◆ Direction ◆
Pictures in the entries below are excluded; copy only the lines from the one containing "Rebuild this chart as a Python" to the one containing "y_ticks = [0, 260, 520, 780, 1040, 1300]", both included.

Rows from a dataset
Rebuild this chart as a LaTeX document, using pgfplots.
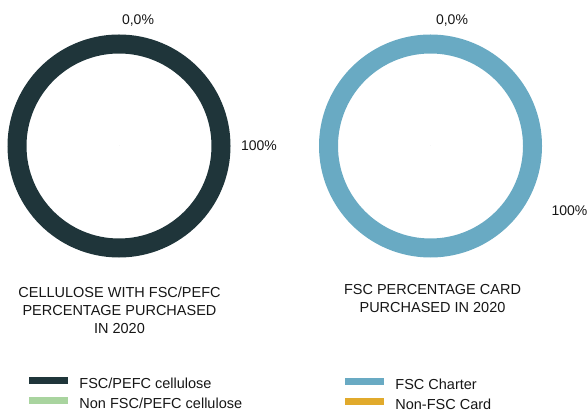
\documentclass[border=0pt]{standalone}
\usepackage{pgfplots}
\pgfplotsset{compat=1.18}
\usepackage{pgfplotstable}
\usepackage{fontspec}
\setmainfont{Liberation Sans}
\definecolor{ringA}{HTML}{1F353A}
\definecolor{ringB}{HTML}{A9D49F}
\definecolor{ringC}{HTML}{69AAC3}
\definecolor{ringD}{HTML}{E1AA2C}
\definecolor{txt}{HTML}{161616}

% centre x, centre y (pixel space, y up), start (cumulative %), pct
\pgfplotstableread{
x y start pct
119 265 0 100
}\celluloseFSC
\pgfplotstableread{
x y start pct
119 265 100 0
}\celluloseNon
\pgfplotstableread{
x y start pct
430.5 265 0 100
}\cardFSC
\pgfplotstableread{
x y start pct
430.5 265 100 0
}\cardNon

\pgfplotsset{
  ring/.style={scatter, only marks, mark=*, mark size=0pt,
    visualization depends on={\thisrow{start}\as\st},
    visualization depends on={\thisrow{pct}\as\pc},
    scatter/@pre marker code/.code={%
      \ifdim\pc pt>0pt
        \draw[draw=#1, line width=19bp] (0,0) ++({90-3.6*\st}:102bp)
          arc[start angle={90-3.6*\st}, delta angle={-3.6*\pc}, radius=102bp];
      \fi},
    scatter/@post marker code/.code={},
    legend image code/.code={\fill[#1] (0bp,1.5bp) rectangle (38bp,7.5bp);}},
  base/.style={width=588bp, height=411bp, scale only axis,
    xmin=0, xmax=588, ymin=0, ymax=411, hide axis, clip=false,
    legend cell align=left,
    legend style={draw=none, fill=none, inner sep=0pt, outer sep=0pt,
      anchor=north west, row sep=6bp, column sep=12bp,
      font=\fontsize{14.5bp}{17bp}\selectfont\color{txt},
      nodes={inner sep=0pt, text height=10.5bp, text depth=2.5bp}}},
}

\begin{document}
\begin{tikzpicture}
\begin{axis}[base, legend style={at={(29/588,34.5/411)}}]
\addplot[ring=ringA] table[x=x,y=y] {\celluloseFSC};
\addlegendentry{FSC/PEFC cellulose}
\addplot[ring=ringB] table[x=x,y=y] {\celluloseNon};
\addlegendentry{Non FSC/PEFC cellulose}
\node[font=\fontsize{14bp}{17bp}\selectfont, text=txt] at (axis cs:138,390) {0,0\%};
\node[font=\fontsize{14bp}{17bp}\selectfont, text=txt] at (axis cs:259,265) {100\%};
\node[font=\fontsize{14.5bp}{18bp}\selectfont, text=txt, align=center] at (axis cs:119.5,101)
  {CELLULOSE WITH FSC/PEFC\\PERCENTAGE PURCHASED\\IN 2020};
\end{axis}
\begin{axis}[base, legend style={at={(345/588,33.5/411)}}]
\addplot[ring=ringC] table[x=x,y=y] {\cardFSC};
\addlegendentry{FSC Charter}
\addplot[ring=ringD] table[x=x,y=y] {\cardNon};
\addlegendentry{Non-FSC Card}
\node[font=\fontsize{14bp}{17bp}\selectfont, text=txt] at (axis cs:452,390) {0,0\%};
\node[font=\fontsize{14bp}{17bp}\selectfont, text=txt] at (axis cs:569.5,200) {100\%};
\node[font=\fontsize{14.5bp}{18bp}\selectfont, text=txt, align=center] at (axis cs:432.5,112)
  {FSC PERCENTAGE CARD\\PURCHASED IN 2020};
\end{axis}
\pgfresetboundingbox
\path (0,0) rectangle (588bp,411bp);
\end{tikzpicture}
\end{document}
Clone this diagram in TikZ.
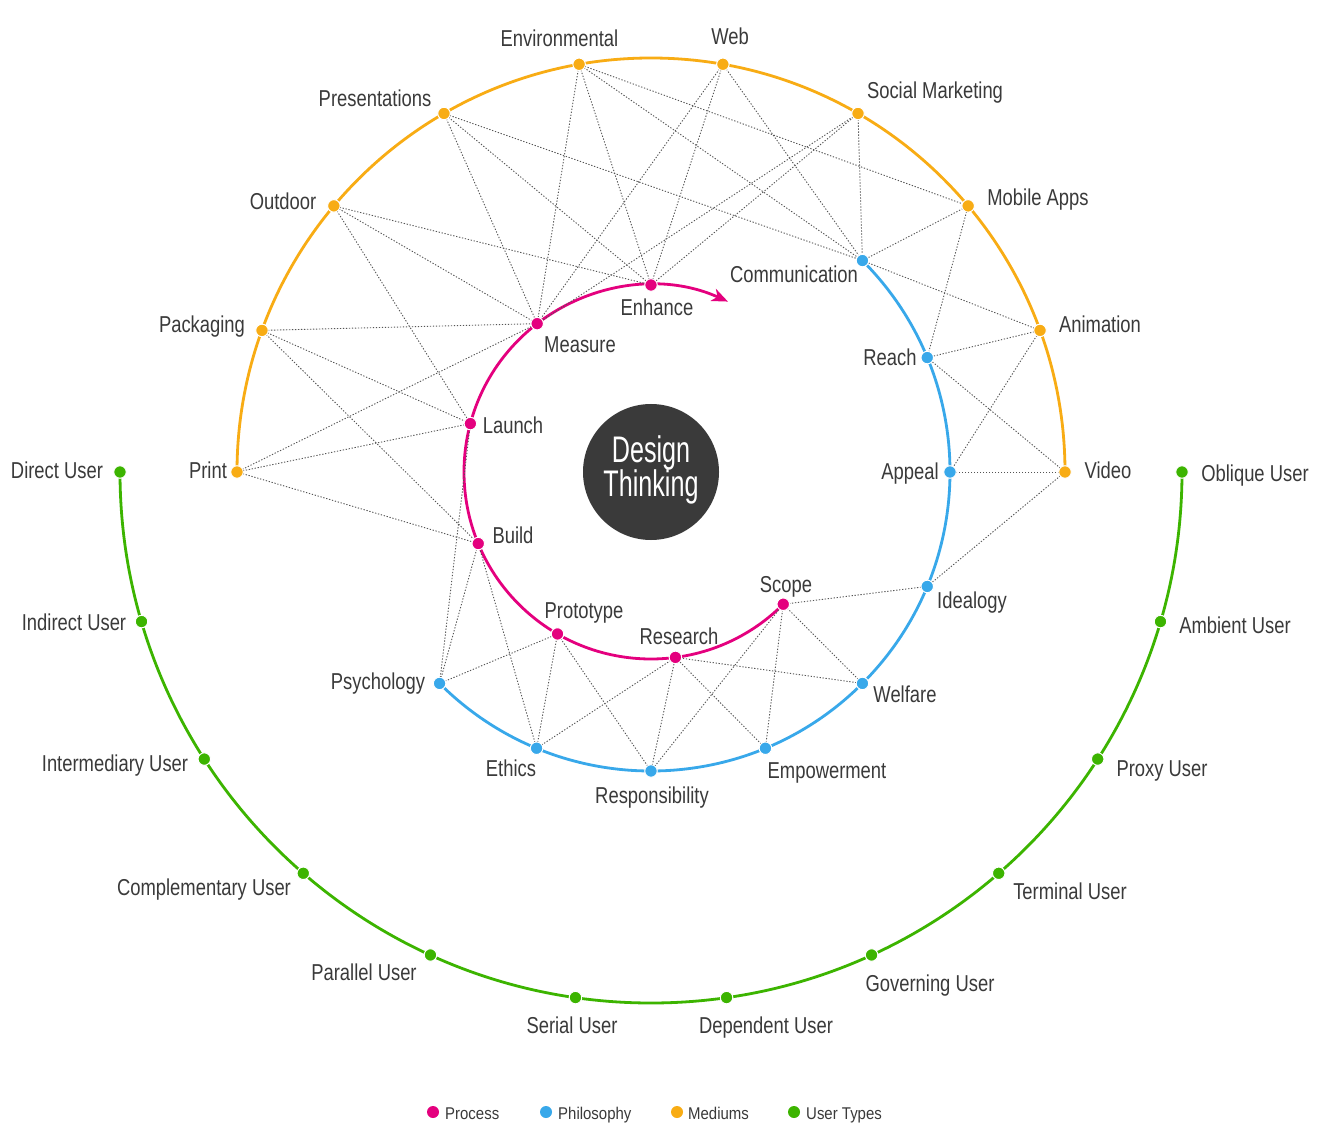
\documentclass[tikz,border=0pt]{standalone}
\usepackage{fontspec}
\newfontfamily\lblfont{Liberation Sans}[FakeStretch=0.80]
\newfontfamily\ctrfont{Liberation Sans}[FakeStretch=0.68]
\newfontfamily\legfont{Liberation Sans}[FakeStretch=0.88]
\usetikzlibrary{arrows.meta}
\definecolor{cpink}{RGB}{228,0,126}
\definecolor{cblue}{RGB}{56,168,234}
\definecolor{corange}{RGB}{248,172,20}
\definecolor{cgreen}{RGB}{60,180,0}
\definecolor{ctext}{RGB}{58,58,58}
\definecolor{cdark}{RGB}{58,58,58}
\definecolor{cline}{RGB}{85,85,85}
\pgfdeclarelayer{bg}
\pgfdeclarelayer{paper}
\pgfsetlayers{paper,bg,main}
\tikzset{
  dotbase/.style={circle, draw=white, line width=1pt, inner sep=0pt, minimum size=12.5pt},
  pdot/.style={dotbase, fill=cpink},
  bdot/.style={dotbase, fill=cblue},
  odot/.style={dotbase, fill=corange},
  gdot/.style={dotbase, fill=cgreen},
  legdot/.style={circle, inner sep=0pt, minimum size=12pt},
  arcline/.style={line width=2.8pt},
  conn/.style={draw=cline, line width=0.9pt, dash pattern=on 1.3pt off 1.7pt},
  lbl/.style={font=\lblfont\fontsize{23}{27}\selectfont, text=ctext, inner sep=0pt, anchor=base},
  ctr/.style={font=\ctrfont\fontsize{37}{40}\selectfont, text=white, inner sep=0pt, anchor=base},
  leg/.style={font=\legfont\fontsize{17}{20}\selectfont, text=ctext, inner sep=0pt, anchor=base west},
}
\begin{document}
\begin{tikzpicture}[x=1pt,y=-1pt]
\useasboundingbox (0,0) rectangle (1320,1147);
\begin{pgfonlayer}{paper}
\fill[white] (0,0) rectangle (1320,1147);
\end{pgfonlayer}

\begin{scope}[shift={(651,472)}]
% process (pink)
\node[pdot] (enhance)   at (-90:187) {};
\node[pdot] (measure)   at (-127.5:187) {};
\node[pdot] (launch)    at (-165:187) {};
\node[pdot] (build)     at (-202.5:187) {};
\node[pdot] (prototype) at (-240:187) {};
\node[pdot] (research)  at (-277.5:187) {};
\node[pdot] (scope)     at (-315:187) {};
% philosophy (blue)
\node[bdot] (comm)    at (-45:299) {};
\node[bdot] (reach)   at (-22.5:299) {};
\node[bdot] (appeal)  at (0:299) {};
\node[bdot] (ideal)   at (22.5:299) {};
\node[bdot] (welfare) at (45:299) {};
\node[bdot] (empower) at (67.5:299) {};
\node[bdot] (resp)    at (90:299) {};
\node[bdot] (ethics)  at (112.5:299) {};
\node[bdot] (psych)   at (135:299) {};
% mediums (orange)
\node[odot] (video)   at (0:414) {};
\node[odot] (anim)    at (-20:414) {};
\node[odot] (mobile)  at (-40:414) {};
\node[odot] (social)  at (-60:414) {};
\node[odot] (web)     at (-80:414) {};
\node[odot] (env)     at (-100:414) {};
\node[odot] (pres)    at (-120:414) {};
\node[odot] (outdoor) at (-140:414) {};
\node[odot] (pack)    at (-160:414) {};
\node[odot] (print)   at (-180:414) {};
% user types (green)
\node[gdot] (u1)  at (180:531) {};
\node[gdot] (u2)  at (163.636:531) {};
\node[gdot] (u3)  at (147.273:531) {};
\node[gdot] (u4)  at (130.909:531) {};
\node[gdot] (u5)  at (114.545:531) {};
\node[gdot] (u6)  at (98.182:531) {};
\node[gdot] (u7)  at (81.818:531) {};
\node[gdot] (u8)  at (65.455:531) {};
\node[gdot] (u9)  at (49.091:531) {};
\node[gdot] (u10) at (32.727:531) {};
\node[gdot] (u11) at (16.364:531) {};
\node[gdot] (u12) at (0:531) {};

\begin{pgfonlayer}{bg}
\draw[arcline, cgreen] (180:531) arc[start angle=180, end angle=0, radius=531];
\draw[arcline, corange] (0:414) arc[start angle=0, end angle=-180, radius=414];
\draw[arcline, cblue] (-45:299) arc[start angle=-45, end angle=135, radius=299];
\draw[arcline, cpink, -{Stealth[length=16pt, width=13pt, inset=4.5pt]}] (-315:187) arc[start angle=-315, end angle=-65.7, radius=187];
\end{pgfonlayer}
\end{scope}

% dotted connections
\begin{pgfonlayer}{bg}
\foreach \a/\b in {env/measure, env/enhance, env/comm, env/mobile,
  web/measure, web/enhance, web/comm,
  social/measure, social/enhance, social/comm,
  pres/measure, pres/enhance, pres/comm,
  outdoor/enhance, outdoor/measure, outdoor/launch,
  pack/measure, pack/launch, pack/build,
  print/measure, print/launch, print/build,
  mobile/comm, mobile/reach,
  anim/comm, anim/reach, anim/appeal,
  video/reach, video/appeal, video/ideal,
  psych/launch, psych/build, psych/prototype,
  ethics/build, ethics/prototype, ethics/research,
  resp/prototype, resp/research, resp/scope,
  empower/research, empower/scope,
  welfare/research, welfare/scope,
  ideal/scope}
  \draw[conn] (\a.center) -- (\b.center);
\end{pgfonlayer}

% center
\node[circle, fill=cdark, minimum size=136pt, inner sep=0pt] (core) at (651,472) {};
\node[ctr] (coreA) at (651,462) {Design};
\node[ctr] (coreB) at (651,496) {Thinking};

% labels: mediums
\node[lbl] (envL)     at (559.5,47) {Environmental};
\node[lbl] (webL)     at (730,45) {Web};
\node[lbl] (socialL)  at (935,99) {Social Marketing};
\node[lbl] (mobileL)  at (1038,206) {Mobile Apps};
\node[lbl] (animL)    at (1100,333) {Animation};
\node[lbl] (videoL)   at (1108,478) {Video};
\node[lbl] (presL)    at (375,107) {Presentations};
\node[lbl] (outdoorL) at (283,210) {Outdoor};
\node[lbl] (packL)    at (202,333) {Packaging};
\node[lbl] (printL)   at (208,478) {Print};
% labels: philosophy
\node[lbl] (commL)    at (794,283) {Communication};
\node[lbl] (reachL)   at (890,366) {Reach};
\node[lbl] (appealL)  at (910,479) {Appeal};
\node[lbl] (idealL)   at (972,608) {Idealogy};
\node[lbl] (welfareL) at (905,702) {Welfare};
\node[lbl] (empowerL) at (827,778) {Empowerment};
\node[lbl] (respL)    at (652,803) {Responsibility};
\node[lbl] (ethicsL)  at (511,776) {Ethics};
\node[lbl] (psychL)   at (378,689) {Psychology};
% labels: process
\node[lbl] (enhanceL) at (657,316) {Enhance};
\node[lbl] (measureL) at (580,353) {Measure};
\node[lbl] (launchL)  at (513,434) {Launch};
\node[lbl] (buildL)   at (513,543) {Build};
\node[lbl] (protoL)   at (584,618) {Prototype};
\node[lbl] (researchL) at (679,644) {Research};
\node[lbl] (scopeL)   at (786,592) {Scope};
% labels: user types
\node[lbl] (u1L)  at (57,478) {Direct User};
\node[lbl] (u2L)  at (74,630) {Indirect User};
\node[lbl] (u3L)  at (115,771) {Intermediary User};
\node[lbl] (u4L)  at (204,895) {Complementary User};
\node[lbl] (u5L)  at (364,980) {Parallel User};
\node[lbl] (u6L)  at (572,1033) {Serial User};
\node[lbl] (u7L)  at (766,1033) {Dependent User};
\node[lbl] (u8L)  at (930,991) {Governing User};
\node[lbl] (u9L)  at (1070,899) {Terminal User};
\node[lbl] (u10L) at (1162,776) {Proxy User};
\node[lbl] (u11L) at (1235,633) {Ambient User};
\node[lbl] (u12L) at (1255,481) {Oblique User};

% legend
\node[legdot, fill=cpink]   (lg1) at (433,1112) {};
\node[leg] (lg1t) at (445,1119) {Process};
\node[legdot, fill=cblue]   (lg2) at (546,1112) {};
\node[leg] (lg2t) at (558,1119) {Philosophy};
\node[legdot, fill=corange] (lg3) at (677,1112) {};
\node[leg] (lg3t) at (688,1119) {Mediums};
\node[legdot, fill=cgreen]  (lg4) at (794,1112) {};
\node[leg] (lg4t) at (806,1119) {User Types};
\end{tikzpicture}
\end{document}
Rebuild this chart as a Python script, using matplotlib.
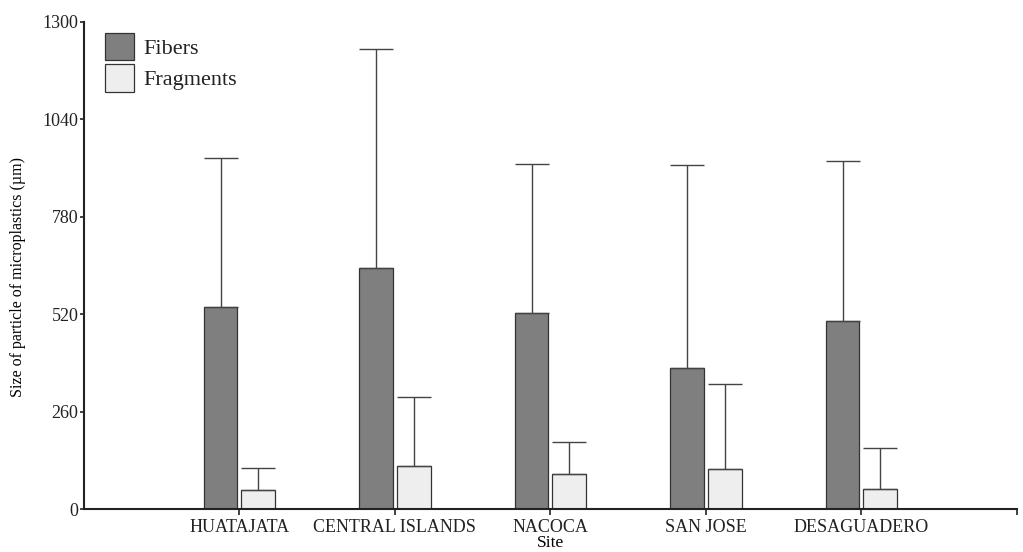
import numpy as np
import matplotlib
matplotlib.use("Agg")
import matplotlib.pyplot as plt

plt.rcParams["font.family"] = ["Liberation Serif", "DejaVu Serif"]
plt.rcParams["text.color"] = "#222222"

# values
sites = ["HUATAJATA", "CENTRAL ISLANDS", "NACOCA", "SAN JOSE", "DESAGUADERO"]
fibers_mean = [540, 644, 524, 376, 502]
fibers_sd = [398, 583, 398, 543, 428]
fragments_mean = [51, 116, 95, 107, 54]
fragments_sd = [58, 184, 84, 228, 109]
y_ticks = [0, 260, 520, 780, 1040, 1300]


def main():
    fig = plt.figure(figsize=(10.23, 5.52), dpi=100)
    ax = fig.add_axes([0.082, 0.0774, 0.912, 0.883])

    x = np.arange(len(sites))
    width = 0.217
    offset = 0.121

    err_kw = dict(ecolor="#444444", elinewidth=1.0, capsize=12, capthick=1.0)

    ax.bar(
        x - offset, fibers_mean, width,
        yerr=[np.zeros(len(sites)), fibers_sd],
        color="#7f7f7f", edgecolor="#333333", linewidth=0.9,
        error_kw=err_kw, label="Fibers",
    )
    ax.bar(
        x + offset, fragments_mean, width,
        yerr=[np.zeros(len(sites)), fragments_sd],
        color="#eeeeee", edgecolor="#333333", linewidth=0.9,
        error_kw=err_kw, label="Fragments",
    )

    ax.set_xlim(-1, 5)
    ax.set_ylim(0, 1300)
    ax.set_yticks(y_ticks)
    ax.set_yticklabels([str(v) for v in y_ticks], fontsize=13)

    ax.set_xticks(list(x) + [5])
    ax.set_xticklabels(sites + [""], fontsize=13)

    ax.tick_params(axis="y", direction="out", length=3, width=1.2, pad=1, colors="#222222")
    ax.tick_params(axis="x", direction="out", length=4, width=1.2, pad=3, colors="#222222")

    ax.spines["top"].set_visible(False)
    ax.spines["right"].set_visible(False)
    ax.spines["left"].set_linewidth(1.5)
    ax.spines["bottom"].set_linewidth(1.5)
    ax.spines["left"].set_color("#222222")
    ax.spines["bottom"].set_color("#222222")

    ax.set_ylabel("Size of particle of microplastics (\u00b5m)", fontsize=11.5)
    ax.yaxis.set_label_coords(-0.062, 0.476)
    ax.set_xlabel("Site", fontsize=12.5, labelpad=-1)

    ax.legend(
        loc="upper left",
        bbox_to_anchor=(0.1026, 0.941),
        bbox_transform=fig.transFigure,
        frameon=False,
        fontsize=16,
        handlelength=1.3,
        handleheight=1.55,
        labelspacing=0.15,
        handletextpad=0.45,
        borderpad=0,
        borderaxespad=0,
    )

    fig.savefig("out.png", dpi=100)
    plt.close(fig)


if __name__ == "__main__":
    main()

◆ Finished task ◆
Rebuild this chart as a Python script, using matplotlib.
import numpy as np
import matplotlib
matplotlib.use("Agg")
import matplotlib.pyplot as plt

plt.rcParams["font.family"] = ["Liberation Serif", "DejaVu Serif"]
plt.rcParams["text.color"] = "#222222"

# values
sites = ["HUATAJATA", "CENTRAL ISLANDS", "NACOCA", "SAN JOSE", "DESAGUADERO"]
fibers_mean = [540, 644, 524, 376, 502]
fibers_sd = [398, 583, 398, 543, 428]
fragments_mean = [51, 116, 95, 107, 54]
fragments_sd = [58, 184, 84, 228, 109]
y_ticks = [0, 260, 520, 780, 1040, 1300]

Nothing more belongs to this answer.